From Dr. Jane's Notebook

Emotions and their Stages

We are born with a fine set of tools by which to understand and make sense of life. These are called our emotions. Through a fine array of sensory functions, we record the sight, sound, smell, taste and feel of our experiences... and then we react.

Living in a civilized society as we do, we often pass judgement on our modes of reacting. We think that we are being too upset, too angry, too hurt, too sad, too serious... in short, too emotional. However, it is often more dangerous to be civilized, than to do what comes naturally. I'll explain...

Once the crisis is over, there is the need to "let down" and allow our bodies to return to their resting states, and also, to release the feelings which have built up as a result of the experience. When we ignore these feelings, it causes emotional indigestion, which can sour a variety of areas of our lives.

To deny our feelings means that we are still in the stage of denial. To mask our feelings means that we are still in the angry stage.
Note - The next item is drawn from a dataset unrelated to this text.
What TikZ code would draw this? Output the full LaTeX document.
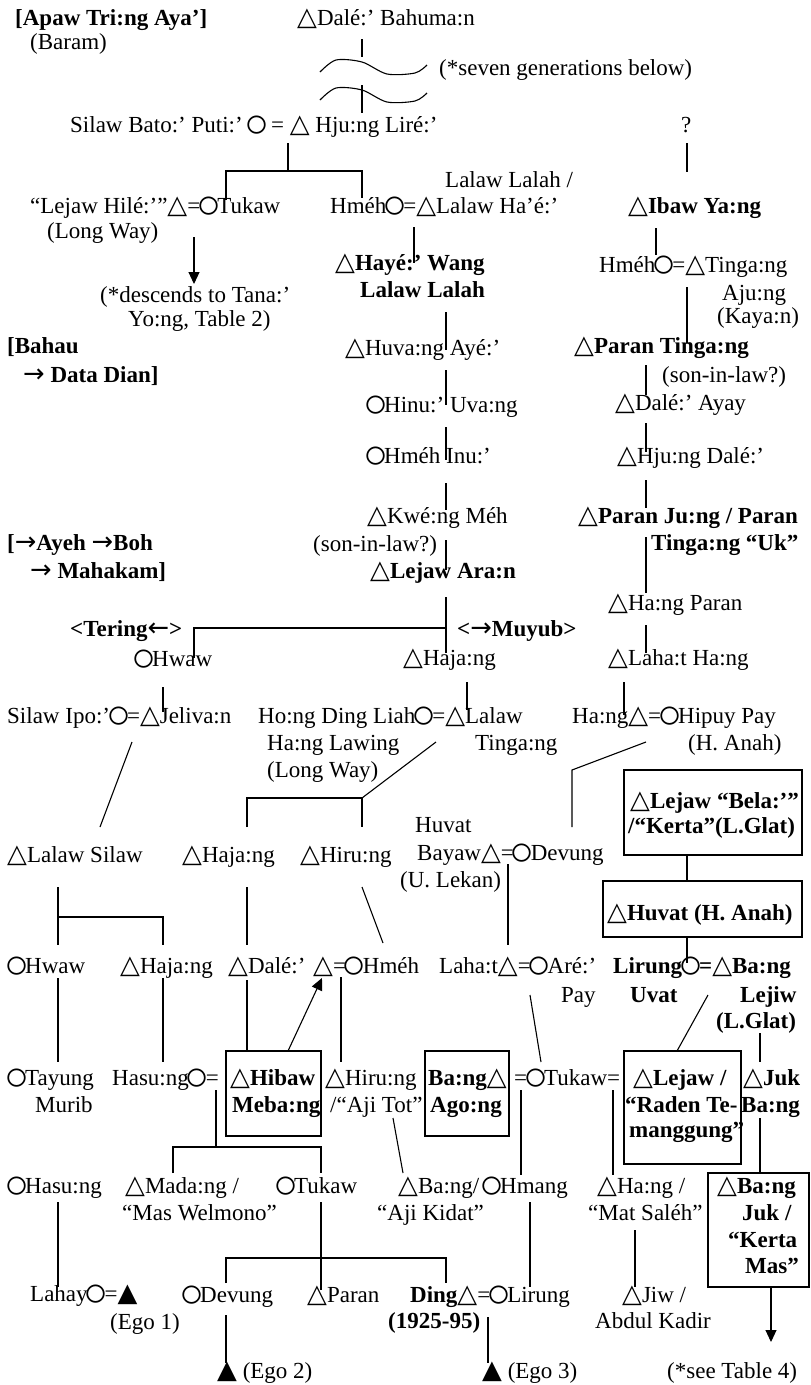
\documentclass[tikz,border=0pt]{standalone}
\usepackage{fontspec}
\setmainfont{Liberation Serif}
\newfontfamily\symf[Scale=1.12]{DejaVu Sans}
\newcommand\tri{{\symf △}}
\newcommand\cir{\makebox[17pt]{\raisebox{-5.8pt}[12pt][0pt]{\scalebox{1.8}{○}}}}
\newcommand\btri{{\symf ▲}}
\newcommand\rarr{{\mdseries\symf →}}
\newcommand\larr{{\mdseries\symf ←}}
\usetikzlibrary{arrows.meta}
\begin{document}
\begin{tikzpicture}[x=1pt,y=-1pt,
 tn/.style={anchor=base west,inner sep=0pt,font=\fontsize{23}{27}\selectfont\frenchspacing},
 tb/.style={tn,font=\fontsize{23}{27}\selectfont\frenchspacing\bfseries},
 ln/.style={line width=1.1pt},
 bx/.style={line width=1.3pt},
 arr/.style={ln,-{Triangle[length=12pt,width=11pt]}}]
\fill[white] (0,0) rectangle (811,1385);
\path[use as bounding box] (0,0) rectangle (811,1385);

\node[tb] (apaw) at (15,25) {[Apaw Tri:ng Aya’]};
\node[tn] (baram) at (30,49) {(Baram)};
\node[tn] (dale0) at (297,25) {\tri Dalé:’ Bahuma:n};
\node[tn] (seven) at (439,75) {(*seven generations below)};
\node[tn] (silaw) at (70,132) {Silaw Bato:’ Puti:’ \cir{} = \tri{} Hju:ng Liré:’};
\node[tn] (q) at (681,132) {?};
\node[tn] (lejawh) at (30,213) {“Lejaw Hilé:’”\tri=\cir Tukaw};
\node[tn] (lw1) at (47,238) {(Long Way)};
\node[tn] (lalah) at (445,187) {Lalaw Lalah /};
\node[tn] (hmeh1) at (330,213) {Hméh\cir=\tri Lalaw Ha’é:’};
\node[tb] (ibaw) at (628,213) {\tri Ibaw Ya:ng};
\node[tn] (desc1) at (100,302) {(*descends to Tana:’};
\node[tn] (desc2) at (128,326) {Yo:ng, Table 2)};
\node[tb] (haye1) at (335,270) {\tri Hayé:’ Wang};
\node[tb] (haye2) at (360,297) {Lalaw Lalah};
\node[tn] (hmeh2) at (599,272) {Hméh\cir=\tri Tinga:ng};
\node[tn] (aju) at (722,300) {Aju:ng};
\node[tn] (kayan) at (717,323) {(Kaya:n)};
\node[tb] (bahau1) at (7,353) {[Bahau};
\node[tb] (bahau2) at (23,382) {\rarr{} Data Dian]};
\node[tn] (huva) at (345,355) {\tri Huva:ng Ayé:’};
\node[tb] (paran1) at (574,353) {\tri Paran Tinga:ng};
\node[tn] (sil1) at (662,382) {(son-in-law?)};
\node[tn] (hinu) at (367,412) {\cir Hinu:’ Uva:ng};
\node[tn] (daleA) at (615,410) {\tri Dalé:’ Ayay};
\node[tn] (hmehI) at (367,463) {\cir Hméh Inu:’};
\node[tn] (hjuD) at (617,463) {\tri Hju:ng Dalé:’};
\node[tn] (kweng) at (367,523) {\tri Kwé:ng Méh};
\node[tn] (sil2) at (313,551) {(son-in-law?)};
\node[tb] (lejawA) at (370,578) {\tri Lejaw Ara:n};
\node[tb] (ayeh1) at (7,550) {[\rarr Ayeh \rarr Boh};
\node[tb] (ayeh2) at (30,578) {\rarr{} Mahakam]};
\node[tb] (paranJ1) at (578,523) {\tri Paran Ju:ng / Paran};
\node[tb] (paranJ2) at (651,550) {Tinga:ng “Uk”};
\node[tn] (hangP) at (608,610) {\tri Ha:ng Paran};
\node[tb] (tering) at (70,636) {<Tering\larr>};
\node[tb] (muyub) at (457,636) {<\rarr Muyub>};
\node[tn] (hwaw1) at (135,666) {\cir Hwaw};
\node[tn] (hajang1) at (403,665) {\tri Haja:ng};
\node[tn] (lahatH) at (608,665) {\tri Laha:t Ha:ng};
\node[tn] (silawI) at (7,723) {Silaw Ipo:’\cir=\tri Jeliva:n};
\node[tn] (hong1) at (258,723) {Ho:ng Ding Liah\cir=\tri Lalaw};
\node[tn] (hong2) at (267,750) {Ha:ng Lawing};
\node[tn] (hong3) at (267,777) {(Long Way)};
\node[tn] (tinga2) at (475,750) {Tinga:ng};
\node[tn] (hang2) at (572,723) {Ha:ng\tri=\cir Hipuy Pay};
\node[tn] (hanah) at (688,750) {(H. Anah)};
\draw[bx] (624,770) rectangle (802,855);
\node[tb] (bela1) at (630,808) {\tri Lejaw “Bela:’”};
\node[tb] (bela2) at (628,833) {/“Kerta”(L.Glat)};
\node[tn] (huvat1) at (415,832) {Huvat};
\node[tn] (huvat2) at (417,860) {Bayaw\tri=\cir Devung};
\node[tn] (huvat3) at (400,887) {(U. Lekan)};
\node[tn] (lalawS) at (7,862) {\tri Lalaw Silaw};
\node[tn] (hajang2) at (182,862) {\tri Haja:ng};
\node[tn] (hirung1) at (300,862) {\tri Hiru:ng};
\draw[bx] (603,881) rectangle (802,937);
\node[tb] (huvatH) at (607,920) {\tri Huvat (H. Anah)};
\node[tn] (hwaw2) at (8,973) {\cir Hwaw};
\node[tn] (hajang3) at (120,973) {\tri Haja:ng};
\node[tn] (daleS) at (228,973) {\tri Dalé:’};
\node[tn] (hmeh3) at (313,973) {\tri=\cir Hméh};
\node[tn] (lahat2) at (439,973) {Laha:t\tri=\cir Aré:’};
\node[tn] (pay) at (561,1002) {Pay};
\node[tb] (lirung1) at (613,973) {Lirung\cir=\tri Ba:ng};
\node[tb] (uvat) at (630,1002) {Uvat};
\node[tb] (lejiw) at (740,1002) {Lejiw};
\node[tb] (lglat) at (716,1028) {(L.Glat)};
\node[tn] (tayung) at (8,1085) {\cir Tayung};
\node[tn] (murib) at (35,1112) {Murib};
\node[tn] (hasung1) at (112,1085) {Hasu:ng\cir=};
\draw[bx] (226,1051) rectangle (321,1136);
\node[tb] (hibaw1) at (230,1085) {\tri Hibaw};
\node[tb] (hibaw2) at (232,1112) {Meba:ng};
\node[tn] (hirung2) at (325,1085) {\tri Hiru:ng};
\node[tn] (ajitot) at (330,1112) {/“Aji Tot”};
\draw[bx] (425,1051) rectangle (509,1136);
\node[tb] (bang1) at (428,1085) {Ba:ng\tri};
\node[tb] (agong) at (430,1112) {Ago:ng};
\node[tn] (tukaw2) at (514,1085) {=\cir Tukaw=};
\draw[bx] (624,1051) rectangle (741,1164);
\node[tb] (raden1) at (633,1085) {\tri Lejaw /};
\node[tb] (raden2) at (625,1112) {“Raden Te-};
\node[tb] (raden3) at (629,1137) {manggung”};
\node[tb] (juk1) at (743,1085) {\tri Juk};
\node[tb] (juk2) at (741,1112) {Ba:ng};
\node[tn] (hasung2) at (8,1193) {\cir Hasu:ng};
\node[tn] (madang1) at (125,1193) {\tri Mada:ng /};
\node[tn] (madang2) at (122,1220) {“Mas Welmono”};
\node[tn] (tukaw3) at (277,1193) {\cir Tukaw};
\node[tn] (kidat1) at (398,1193) {\tri Ba:ng/};
\node[tn] (kidat2) at (377,1220) {“Aji Kidat”};
\node[tn] (hmang) at (483,1193) {\cir Hmang};
\node[tn] (saleh1) at (597,1193) {\tri Ha:ng /};
\node[tn] (saleh2) at (588,1220) {“Mat Saléh”};
\draw[bx] (708,1173) rectangle (809,1287);
\node[tb] (kerta1) at (717,1193) {\tri Ba:ng};
\node[tb] (kerta2) at (742,1220) {Juk /};
\node[tb] (kerta3) at (728,1247) {“Kerta};
\node[tb] (kerta4) at (745,1273) {Mas”};
\node[tn] (lahay) at (30,1301) {Lahay\cir=\btri};
\node[tn] (ego1) at (110,1329) {(Ego 1)};
\node[tn] (devung2) at (183,1302) {\cir Devung};
\node[tn] (paran2) at (307,1302) {\tri Paran};
\node[tn] (ding) at (410,1302) {{\bfseries Ding\tri}=\cir Lirung};
\node[tb] (years) at (388,1328) {(1925-95)};
\node[tn] (jiw1) at (622,1302) {\tri Jiw /};
\node[tn] (jiw2) at (595,1328) {Abdul Kadir};
\node[tn] (ego2) at (217,1378) {\btri{} (Ego 2)};
\node[tn] (ego3) at (482,1378) {\btri{} (Ego 3)};
\node[tn] (see4) at (667,1378) {(*see Table 4)};

% connectors
\draw[ln] (362,39) -- (362,57);
\draw[ln] plot[smooth] coordinates {(320,72) (336,60) (362,62) (387,74) (415,73) (427,65)};
\draw[ln] plot[smooth] coordinates {(320,100) (336,88) (362,90) (387,102) (415,101) (427,93)};
\draw[ln] (362,85) -- (362,113);
\draw[ln] (288,143) -- (288,171);
\draw[ln] (226,200) -- (226,171) -- (362,171) -- (362,198);
\draw[arr] (194,237) -- (194,284);
\draw[ln] (414,227) -- (414,263);
\draw[ln] (687,143) -- (687,172);
\draw[ln] (656,228) -- (656,255);
\draw[ln] (446,312) -- (446,350);
\draw[ln] (446,370) -- (446,405);
\draw[ln] (446,427) -- (446,460);
\draw[ln] (446,483) -- (446,510);
\draw[ln] (446,540) -- (446,570);
\draw[ln] (446,597) -- (446,653);
\draw[ln] (194,658) -- (194,628) -- (446,628);
\draw[ln] (687,287) -- (687,343);
\draw[ln] (646,365) -- (646,395);
\draw[ln] (646,423) -- (646,452);
\draw[ln] (646,480) -- (646,508);
\draw[ln] (646,537) -- (646,593);
\draw[ln] (646,625) -- (646,653);
\draw[ln] (163,687) -- (163,712);
\draw[ln] (467,682) -- (467,710);
\draw[ln] (624,682) -- (624,715);
\draw[ln] (132,742) -- (100,827);
\draw[ln] (436,742) -- (362,798);
\draw[ln] (247,827) -- (247,798) -- (362,798) -- (362,827);
\draw[ln] (646,742) -- (572,770) -- (572,827);
\draw[ln] (687,855) -- (687,881);
\draw[ln] (508,864) -- (508,945);
\draw[ln] (58,887) -- (58,945);
\draw[ln] (58,917) -- (163,917) -- (163,945);
\draw[ln] (247,887) -- (247,945);
\draw[ln] (362,887) -- (383,943);
\draw[ln] (687,937) -- (687,963);
\draw[ln] (58,978) -- (58,1062);
\draw[ln] (163,978) -- (163,1062);
\draw[ln] (247,980) -- (247,1051);
\draw[arr] (288,1051) -- (322,978);
\draw[ln] (341,977) -- (341,1062);
\draw[ln] (530,995) -- (541,1062);
\draw[ln] (708,995) -- (677,1051);
\draw[ln] (760,1033) -- (760,1062);
\draw[ln] (216,1090) -- (216,1147);
\draw[ln] (173,1173) -- (173,1147) -- (321,1147) -- (321,1173);
\draw[ln] (393,1118) -- (403,1173);
\draw[ln] (521,1090) -- (521,1175);
\draw[ln] (613,1090) -- (613,1175);
\draw[ln] (760,1118) -- (760,1173);
\draw[ln] (58,1202) -- (58,1287);
\draw[ln] (321,1202) -- (321,1290);
\draw[ln] (226,1283) -- (226,1258) -- (446,1258) -- (446,1283);
\draw[ln] (530,1202) -- (530,1287);
\draw[ln] (635,1230) -- (635,1287);
\draw[ln] (226,1315) -- (226,1363);
\draw[ln] (488,1317) -- (488,1363);
\draw[arr] (771,1287) -- (771,1342);
\end{tikzpicture}
\end{document}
When we find ourselves depressed, it means that we are getting closer to acceptance, and thereby, recovery.

Sometimes it helps to write down our feelings, expressing them on paper. Sometimes it helps to cry. When we have lost someone we love, we may need to say "good-bye". Even if it has been a very long time since the actual loss occurred, the process may still be incomplete. "Old business" may still be "unfinished business", and may require the assistance of a counselor or psychotherapist in order to be completed.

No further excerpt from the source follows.